(TASK DIRECTIONS): Begin with the first line below and retype each line exactly through the line containing "const tnTicks = [0, 500, 1000, 1500];". Any pictures are to be left out.

(SOURCE DATA):
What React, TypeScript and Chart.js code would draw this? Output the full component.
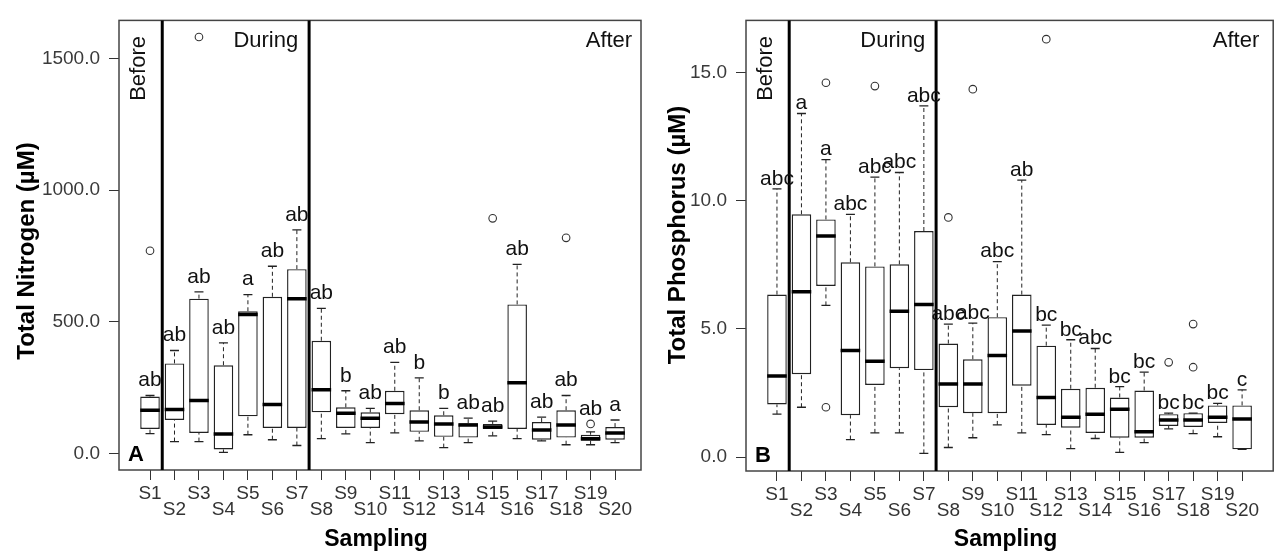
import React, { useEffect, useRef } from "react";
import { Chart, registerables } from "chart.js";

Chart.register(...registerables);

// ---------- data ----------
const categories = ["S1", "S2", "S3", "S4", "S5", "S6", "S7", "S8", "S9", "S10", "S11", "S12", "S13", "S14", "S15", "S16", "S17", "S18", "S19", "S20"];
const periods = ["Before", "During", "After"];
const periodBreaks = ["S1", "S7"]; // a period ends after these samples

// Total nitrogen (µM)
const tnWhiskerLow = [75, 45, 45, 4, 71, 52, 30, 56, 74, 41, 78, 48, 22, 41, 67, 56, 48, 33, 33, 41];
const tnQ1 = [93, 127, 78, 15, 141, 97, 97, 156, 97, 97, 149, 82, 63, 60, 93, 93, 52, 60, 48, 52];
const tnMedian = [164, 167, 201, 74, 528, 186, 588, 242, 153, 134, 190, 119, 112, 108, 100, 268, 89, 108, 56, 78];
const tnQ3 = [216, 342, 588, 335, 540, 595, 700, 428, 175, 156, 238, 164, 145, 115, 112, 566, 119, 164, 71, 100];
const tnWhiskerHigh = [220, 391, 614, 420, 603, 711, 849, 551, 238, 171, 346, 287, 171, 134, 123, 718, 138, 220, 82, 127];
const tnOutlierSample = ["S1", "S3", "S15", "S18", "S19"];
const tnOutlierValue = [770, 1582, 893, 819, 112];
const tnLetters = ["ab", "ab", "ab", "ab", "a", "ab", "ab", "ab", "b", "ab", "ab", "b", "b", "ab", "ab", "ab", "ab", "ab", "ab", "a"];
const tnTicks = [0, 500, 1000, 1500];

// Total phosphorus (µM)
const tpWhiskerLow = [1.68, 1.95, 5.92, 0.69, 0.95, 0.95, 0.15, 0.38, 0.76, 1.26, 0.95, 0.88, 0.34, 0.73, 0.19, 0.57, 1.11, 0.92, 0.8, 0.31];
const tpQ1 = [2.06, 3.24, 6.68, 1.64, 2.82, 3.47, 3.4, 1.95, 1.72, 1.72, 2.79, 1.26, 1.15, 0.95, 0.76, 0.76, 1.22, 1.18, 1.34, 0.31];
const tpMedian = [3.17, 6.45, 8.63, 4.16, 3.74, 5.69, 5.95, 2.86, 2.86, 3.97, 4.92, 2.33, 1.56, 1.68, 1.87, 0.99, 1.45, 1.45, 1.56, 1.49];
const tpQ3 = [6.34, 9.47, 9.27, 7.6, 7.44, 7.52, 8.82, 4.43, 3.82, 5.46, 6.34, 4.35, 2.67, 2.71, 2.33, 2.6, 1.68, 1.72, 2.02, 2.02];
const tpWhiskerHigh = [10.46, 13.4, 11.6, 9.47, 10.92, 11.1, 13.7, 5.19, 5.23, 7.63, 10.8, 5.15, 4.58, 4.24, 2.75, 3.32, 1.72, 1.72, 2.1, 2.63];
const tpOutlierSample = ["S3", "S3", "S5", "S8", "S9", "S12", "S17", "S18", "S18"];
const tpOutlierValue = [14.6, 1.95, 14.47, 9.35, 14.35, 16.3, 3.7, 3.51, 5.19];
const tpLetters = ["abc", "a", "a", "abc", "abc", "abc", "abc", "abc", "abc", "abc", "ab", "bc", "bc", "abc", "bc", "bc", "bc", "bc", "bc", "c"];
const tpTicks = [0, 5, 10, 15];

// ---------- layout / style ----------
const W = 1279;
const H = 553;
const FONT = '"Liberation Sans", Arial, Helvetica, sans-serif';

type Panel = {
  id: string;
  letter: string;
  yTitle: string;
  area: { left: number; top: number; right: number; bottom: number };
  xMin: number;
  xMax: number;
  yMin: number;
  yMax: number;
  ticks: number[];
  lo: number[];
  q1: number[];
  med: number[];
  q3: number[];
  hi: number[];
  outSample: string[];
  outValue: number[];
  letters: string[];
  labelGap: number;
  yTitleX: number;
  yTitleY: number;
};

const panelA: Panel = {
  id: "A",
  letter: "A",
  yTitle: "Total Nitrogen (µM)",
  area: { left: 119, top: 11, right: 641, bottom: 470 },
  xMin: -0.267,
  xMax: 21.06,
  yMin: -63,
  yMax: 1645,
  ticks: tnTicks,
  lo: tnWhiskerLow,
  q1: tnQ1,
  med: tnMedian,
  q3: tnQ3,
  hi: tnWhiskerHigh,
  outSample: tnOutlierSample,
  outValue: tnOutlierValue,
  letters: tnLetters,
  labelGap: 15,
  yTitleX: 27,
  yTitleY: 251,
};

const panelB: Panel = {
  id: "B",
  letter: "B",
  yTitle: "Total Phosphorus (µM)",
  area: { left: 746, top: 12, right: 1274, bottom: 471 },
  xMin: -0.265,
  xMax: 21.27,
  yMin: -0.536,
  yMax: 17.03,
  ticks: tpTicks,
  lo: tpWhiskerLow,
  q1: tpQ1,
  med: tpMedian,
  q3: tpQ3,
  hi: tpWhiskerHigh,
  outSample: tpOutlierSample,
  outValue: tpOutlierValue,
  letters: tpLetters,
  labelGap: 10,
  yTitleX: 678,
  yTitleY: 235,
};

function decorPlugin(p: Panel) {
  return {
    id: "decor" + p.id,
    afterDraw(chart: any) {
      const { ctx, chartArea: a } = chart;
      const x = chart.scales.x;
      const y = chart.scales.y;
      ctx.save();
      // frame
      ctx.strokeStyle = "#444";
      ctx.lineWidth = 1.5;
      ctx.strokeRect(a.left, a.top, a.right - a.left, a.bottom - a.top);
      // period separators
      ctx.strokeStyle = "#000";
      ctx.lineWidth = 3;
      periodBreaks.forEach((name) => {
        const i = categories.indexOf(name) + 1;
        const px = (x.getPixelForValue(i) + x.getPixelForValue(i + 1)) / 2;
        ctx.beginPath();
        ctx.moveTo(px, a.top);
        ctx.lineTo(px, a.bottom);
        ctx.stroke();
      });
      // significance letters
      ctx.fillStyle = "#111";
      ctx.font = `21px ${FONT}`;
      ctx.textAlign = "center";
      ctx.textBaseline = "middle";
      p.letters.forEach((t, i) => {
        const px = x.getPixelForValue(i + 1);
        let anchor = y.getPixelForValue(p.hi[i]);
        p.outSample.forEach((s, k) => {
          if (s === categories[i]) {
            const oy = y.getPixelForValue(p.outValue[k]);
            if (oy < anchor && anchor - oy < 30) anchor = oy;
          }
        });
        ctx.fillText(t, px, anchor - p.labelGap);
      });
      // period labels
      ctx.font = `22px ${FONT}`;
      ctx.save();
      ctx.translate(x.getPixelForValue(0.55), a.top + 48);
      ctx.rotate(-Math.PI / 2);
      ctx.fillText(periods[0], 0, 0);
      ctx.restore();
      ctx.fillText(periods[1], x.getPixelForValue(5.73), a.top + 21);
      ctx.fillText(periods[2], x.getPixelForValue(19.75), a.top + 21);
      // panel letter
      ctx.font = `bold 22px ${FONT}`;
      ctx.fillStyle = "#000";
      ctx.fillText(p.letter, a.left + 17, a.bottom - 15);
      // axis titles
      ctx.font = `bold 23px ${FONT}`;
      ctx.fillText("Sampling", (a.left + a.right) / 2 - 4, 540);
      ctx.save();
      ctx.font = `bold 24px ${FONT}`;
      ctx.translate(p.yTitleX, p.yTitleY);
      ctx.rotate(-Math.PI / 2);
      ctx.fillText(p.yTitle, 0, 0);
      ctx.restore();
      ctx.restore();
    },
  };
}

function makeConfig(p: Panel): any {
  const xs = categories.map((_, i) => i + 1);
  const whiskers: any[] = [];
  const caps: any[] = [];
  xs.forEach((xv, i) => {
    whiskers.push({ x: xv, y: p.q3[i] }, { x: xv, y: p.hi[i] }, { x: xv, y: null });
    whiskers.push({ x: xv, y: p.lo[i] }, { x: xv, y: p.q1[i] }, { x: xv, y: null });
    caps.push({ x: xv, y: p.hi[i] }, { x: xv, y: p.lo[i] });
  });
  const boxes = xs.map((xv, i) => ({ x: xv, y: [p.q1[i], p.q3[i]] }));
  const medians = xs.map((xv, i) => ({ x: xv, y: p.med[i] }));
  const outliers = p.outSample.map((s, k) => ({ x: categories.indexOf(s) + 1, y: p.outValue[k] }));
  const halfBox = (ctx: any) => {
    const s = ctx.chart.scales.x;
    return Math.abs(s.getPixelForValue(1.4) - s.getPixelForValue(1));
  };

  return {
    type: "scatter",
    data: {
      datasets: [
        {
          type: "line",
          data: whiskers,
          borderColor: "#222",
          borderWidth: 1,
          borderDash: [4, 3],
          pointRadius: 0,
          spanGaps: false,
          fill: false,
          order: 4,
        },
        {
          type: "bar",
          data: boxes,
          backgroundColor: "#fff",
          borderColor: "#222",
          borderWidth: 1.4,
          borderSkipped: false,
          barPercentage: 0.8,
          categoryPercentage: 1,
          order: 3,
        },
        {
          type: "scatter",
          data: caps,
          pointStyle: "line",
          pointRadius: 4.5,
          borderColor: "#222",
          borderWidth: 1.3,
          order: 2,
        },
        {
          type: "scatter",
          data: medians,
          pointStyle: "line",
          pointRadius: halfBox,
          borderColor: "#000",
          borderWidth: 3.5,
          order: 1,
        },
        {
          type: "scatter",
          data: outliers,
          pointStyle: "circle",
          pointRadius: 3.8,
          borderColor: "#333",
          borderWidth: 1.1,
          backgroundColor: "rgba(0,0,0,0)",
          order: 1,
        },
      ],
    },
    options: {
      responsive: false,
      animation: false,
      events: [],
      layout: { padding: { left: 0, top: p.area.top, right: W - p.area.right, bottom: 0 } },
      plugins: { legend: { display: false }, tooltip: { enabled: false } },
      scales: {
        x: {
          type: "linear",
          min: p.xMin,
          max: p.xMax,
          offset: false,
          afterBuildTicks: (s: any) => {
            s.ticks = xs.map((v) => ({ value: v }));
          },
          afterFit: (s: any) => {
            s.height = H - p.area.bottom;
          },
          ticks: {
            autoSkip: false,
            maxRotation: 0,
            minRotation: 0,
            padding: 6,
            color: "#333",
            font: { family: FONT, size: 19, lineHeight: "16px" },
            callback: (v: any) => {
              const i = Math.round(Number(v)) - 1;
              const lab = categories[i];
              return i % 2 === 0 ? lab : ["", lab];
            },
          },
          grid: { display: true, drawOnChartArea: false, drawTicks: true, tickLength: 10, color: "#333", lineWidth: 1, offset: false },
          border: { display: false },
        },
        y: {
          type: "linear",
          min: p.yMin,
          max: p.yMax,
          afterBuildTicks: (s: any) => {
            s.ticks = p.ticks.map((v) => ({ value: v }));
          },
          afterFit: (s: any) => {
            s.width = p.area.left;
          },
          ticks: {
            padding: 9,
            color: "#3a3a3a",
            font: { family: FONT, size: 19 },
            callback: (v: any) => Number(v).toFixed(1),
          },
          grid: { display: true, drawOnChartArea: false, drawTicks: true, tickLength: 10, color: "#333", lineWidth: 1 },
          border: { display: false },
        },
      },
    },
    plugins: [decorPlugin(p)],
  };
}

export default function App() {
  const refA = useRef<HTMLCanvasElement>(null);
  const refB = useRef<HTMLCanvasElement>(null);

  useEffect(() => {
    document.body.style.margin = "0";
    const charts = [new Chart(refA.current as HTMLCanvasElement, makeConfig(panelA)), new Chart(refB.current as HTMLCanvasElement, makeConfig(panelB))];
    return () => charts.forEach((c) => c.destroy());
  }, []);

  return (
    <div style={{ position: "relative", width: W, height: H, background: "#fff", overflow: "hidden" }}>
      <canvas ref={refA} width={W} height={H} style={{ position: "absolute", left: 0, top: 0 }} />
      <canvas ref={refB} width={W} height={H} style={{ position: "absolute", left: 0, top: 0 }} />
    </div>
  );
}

(EXERCISE RESPONSE):
What React, TypeScript and Chart.js code would draw this? Output the full component.
import React, { useEffect, useRef } from "react";
import { Chart, registerables } from "chart.js";

Chart.register(...registerables);

// ---------- data ----------
const categories = ["S1", "S2", "S3", "S4", "S5", "S6", "S7", "S8", "S9", "S10", "S11", "S12", "S13", "S14", "S15", "S16", "S17", "S18", "S19", "S20"];
const periods = ["Before", "During", "After"];
const periodBreaks = ["S1", "S7"]; // a period ends after these samples

// Total nitrogen (µM)
const tnWhiskerLow = [75, 45, 45, 4, 71, 52, 30, 56, 74, 41, 78, 48, 22, 41, 67, 56, 48, 33, 33, 41];
const tnQ1 = [93, 127, 78, 15, 141, 97, 97, 156, 97, 97, 149, 82, 63, 60, 93, 93, 52, 60, 48, 52];
const tnMedian = [164, 167, 201, 74, 528, 186, 588, 242, 153, 134, 190, 119, 112, 108, 100, 268, 89, 108, 56, 78];
const tnQ3 = [216, 342, 588, 335, 540, 595, 700, 428, 175, 156, 238, 164, 145, 115, 112, 566, 119, 164, 71, 100];
const tnWhiskerHigh = [220, 391, 614, 420, 603, 711, 849, 551, 238, 171, 346, 287, 171, 134, 123, 718, 138, 220, 82, 127];
const tnOutlierSample = ["S1", "S3", "S15", "S18", "S19"];
const tnOutlierValue = [770, 1582, 893, 819, 112];
const tnLetters = ["ab", "ab", "ab", "ab", "a", "ab", "ab", "ab", "b", "ab", "ab", "b", "b", "ab", "ab", "ab", "ab", "ab", "ab", "a"];
const tnTicks = [0, 500, 1000, 1500];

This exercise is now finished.